The history of J & F Reddy Rents in Saint Louis Park, Minn., is an atypical story of an independent rental store in the Minneapolis area now run by a second-generation owner that finds new things that work to be successful after 50 years in business.
Rachel O’Brien, J & F Reddy Rents president, has seen the general rental store grow, add party and event, sell off the party department and now get back into tables and chairs.
Started by her father, Jack Fitzgerald, in 1963, J & F moved into its current facility, a 7,000-sq-ft. building on about a two-acre lot, in 1989. “My dad started in a 1,500-sq.-ft. space with general tools and small hand tools. He kept growing and then he had 3,000 sq. ft. on a busy corner in Saint Louis Park and we did party until 1998 when we sold that department,” O’Brien says.
She recently decided to add tables and chairs to the company’s inventory because “with this new economy, it seems like party is the only thing really growing.”
Her father started two stores in the area, J & F Reddy Rents and Hiawatha Reddy Rents in Minneapolis, which is run separately by O’Brien’s brother, Brian Fitzgerald.
“Brian started in 1976. He purchased an existing trailer and truck rental place and expanded that, but they are separate businesses. We run them separately with separate inventory,” O’Brien says.
At J & F Reddy Rents, they rent equipment like Dingo compact utility loaders and skid-steers as well as 15-ft. moving trucks, and 20- and 24-ft. straight trucks. “Smaller stores like ours have to get bigger with their equipment, because other people go in for the easy stuff. Now we have an S130 Bobcat, a 36-ft. boom lift and the loaders,” she says.
The company also rents four-door midsize sedans and 15-passenger vans under a separate name — Adare Car Rental — as well as trailers, pickups and cargo vans.
The company’s target customers are homeowners, smaller general contractors and landscapers.
After the economic downturn, O’Brien said the company cut back on expenses and was slower to purchase new equipment. “This past year or two, we have gotten back into buying more as business is on an uptick in our area.

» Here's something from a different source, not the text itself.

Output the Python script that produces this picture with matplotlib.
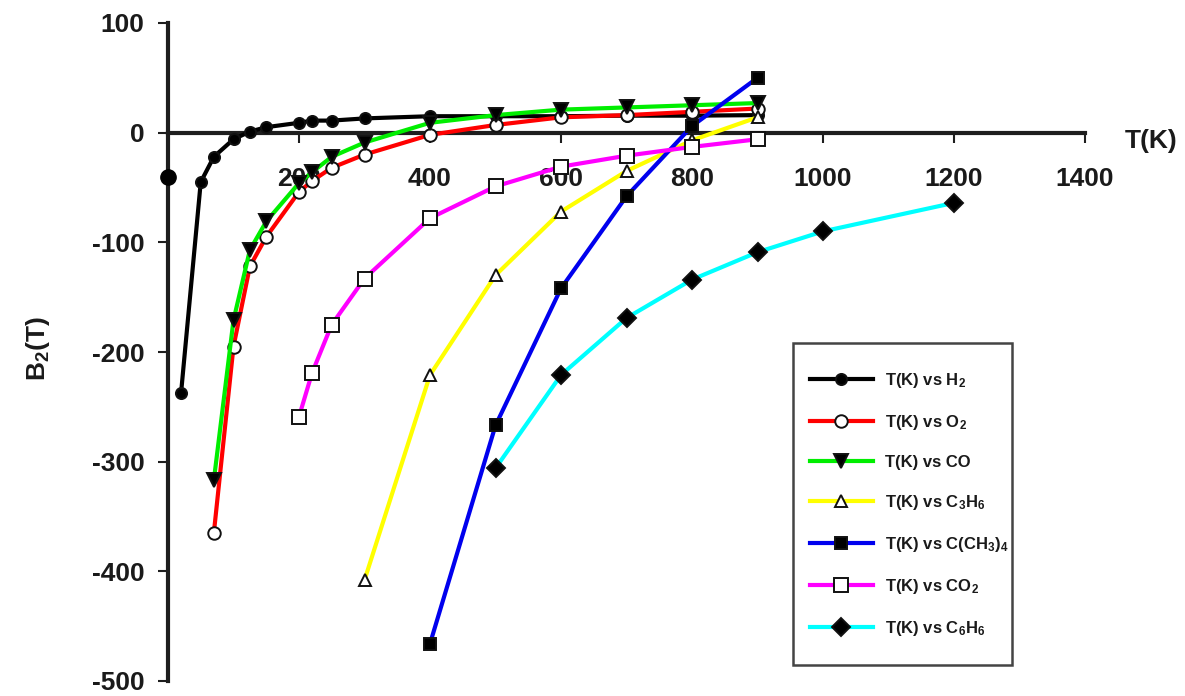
import matplotlib
matplotlib.use("Agg")
import matplotlib.pyplot as plt
from matplotlib.patches import Rectangle

plt.rcParams["font.family"] = ["Liberation Sans", "DejaVu Sans"]
plt.rcParams["font.weight"] = "bold"
plt.rcParams["axes.unicode_minus"] = False
plt.rcParams["mathtext.fontset"] = "custom"
plt.rcParams["mathtext.rm"] = "Liberation Sans:bold"
plt.rcParams["mathtext.it"] = "Liberation Sans:bold"
plt.rcParams["mathtext.bf"] = "Liberation Sans:bold"

# Second virial coefficient B2(T) for several gases
h2_t = [20, 50, 70, 100, 125, 150, 200, 220, 250, 300, 400, 500, 600, 700, 800, 900]
h2_b = [-237, -45, -22, -6, 1, 5, 9, 11, 11, 13, 15, 15, 15, 15.5, 15.5, 16]
h2_extra_t = [0]
h2_extra_b = [-40]

o2_t = [70, 100, 125, 150, 200, 220, 250, 300, 400, 500, 600, 700, 800, 900]
o2_b = [-365, -195, -122, -95, -54, -44, -32, -20, -2, 7, 14, 16, 19, 22]

co_t = [70, 100, 125, 150, 200, 220, 250, 300, 400, 500, 600, 700, 800, 900]
co_b = [-317, -171, -107, -81, -46, -36, -22, -9, 9, 16, 21, 23, 25, 27]

c3h6_t = [300, 400, 500, 600, 700, 800, 900]
c3h6_b = [-408, -221, -130, -72, -35, -7, 14]

neopentane_t = [400, 500, 600, 700, 800, 900]
neopentane_b = [-466, -267, -142, -58, 6, 50]

co2_t = [200, 220, 250, 300, 400, 500, 600, 700, 800, 900]
co2_b = [-259, -219, -175, -133, -78, -49, -31, -21, -13, -6]

c6h6_t = [500, 600, 700, 800, 900, 1000, 1200]
c6h6_b = [-306, -221, -169, -134, -109, -90, -64]

x_ticks = [200, 400, 600, 800, 1000, 1200, 1400]
y_ticks = [-500, -400, -300, -200, -100, 0, 100]

W, H = 1185, 696
fig = plt.figure(figsize=(W / 100, H / 100), dpi=100)
fig.patch.set_facecolor("white")
ax = fig.add_axes([168 / W, 1 - 681 / H, (1085 - 168) / W, (681 - 23) / H])
ax.set_xlim(0, 1400)
ax.set_ylim(-500, 100)

axis_color = "#1e1e1e"
for side in ("top", "right"):
    ax.spines[side].set_visible(False)
ax.spines["left"].set_position(("data", 0))
ax.spines["bottom"].set_position(("data", 0))
for side in ("left", "bottom"):
    ax.spines[side].set_linewidth(3)
    ax.spines[side].set_color(axis_color)
    ax.spines[side].set_zorder(2)

ax.set_xticks(x_ticks)
ax.set_yticks(y_ticks)
ax.set_xticklabels([str(v) for v in x_ticks])
ax.set_yticklabels([str(v) for v in y_ticks])
ax.tick_params(axis="both", direction="out", length=7, width=1.5,
               color=axis_color, labelsize=19, labelcolor="#1a1a1a")
ax.tick_params(axis="x", pad=18)
ax.tick_params(axis="y", pad=10)
for lbl in ax.get_xticklabels() + ax.get_yticklabels():
    lbl.set_fontweight("bold")

lw = 3
edge = "#111111"
series = [
    (h2_t, h2_b, "#000000", "o", "black", 8, r"T(K) vs H$_2$"),
    (o2_t, o2_b, "#ff0000", "o", "white", 9, r"T(K) vs O$_2$"),
    (co_t, co_b, "#00ee00", "v", "black", 10, "T(K) vs CO"),
    (c3h6_t, c3h6_b, "#ffff00", "^", "white", 9, r"T(K) vs C$_3$H$_6$"),
    (neopentane_t, neopentane_b, "#0000ee", "s", "black", 9, r"T(K) vs C(CH$_3$)$_4$"),
    (co2_t, co2_b, "#ff00ff", "s", "white", 10, r"T(K) vs CO$_2$"),
    (c6h6_t, c6h6_b, "#00ffff", "D", "black", 9, r"T(K) vs C$_6$H$_6$"),
]

handles = []
for i, (t, b, color, marker, face, ms, label) in enumerate(series):
    line, = ax.plot(t, b, color=color, lw=lw, marker=marker, markersize=ms,
                    markerfacecolor=face, markeredgecolor=edge,
                    markeredgewidth=1.4, label=label, zorder=3 + i * 0.1,
                    clip_on=False)
    handles.append(line)

ax.plot(h2_extra_t, h2_extra_b, linestyle="none", marker="o", markersize=11,
        color="black", zorder=3.05, clip_on=False)

ax.text(1501, -8, "T(K)", ha="center", va="center", fontsize=19,
        fontweight="bold", color="#1a1a1a")
fig.text(38 / W, 1 - 349 / H, r"B$_2$(T)", rotation=90, ha="center",
         va="center", fontsize=19, fontweight="bold", color="#1a1a1a")

# Legend frame drawn as a plain box, entries placed inside it
box = Rectangle((793 / W, 1 - 665 / H), (1012 - 793) / W, (665 - 343) / H,
                transform=fig.transFigure, facecolor="white",
                edgecolor="#444444", linewidth=1.8, zorder=4)
fig.patches.append(box)

leg = fig.legend(handles=handles, loc="upper left",
                 bbox_to_anchor=(810 / W, 1 - 371 / H),
                 bbox_transform=fig.transFigure, fontsize=12,
                 frameon=False, handlelength=3.75, handletextpad=0.75,
                 labelspacing=1.38, borderpad=0, borderaxespad=0)
leg.set_zorder(5)
for txt in leg.get_texts():
    txt.set_fontweight("bold")
    txt.set_color("#1a1a1a")

fig.savefig("out.png", dpi=100, facecolor="white")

We are seeing contractors and landscapers we haven’t seen for awhile, so we brought in a new Toro stump grinder and trencher this year as well as a Billy Goat hydrostatic overseeder,” she says.
They also rent chillers, aerators, slit seeders and more, all nicely organized in a rental yard that has touches you don’t usually see at a rental store, like flowering planters near the entrance and a converted wheelbarrow planter repainted with a painted “Welcome,” “Thank You” and “Reddy Rents” on the sides.
They have 10 full- or part-time employees and also offer tool repair as they have a full-time mechanic to keep the equipment and trucks running.
“We’ve been focusing on homeowners because they are spending and doing things themselves now,” O’Brien says.
One way she has promoted tool rental is by offering education. For example, each Saturday at 10 a.m., the store offers a
one-hour “How to Refinish Hardwood Floors Workshop.” They teach a step-by-step process of prepping, sanding and finishing wood floors, allowing potential customers to “test drive” the equipment before using it at home. The cost of the workshop is
$19 and the fee is applied to the rental of a sanding kit.
In addition, J & F sponsors a “Ladies Day” each year with seminars on a variety of home improvement topics. This year’s focus was on using saws and sanders as well as how to do wainscoting.
“We had 17 women this year, so it’s growing again. The first year we did it, we had 37 participants and since then, we’ve been getting about a dozen each year, but it’s been worth it,” O’Brien says.
To market the business, O’Brien is focusing online. The company recently launched a new website that allows customers to request a quote and more. “Now we have equipment specs, photos and more on the site. We also can update pricing, add items or take things off the site, which is great. We also do every type of free listing we can for our floor sanding classes and we have sold boxes on Craigslist,” O’Brien says.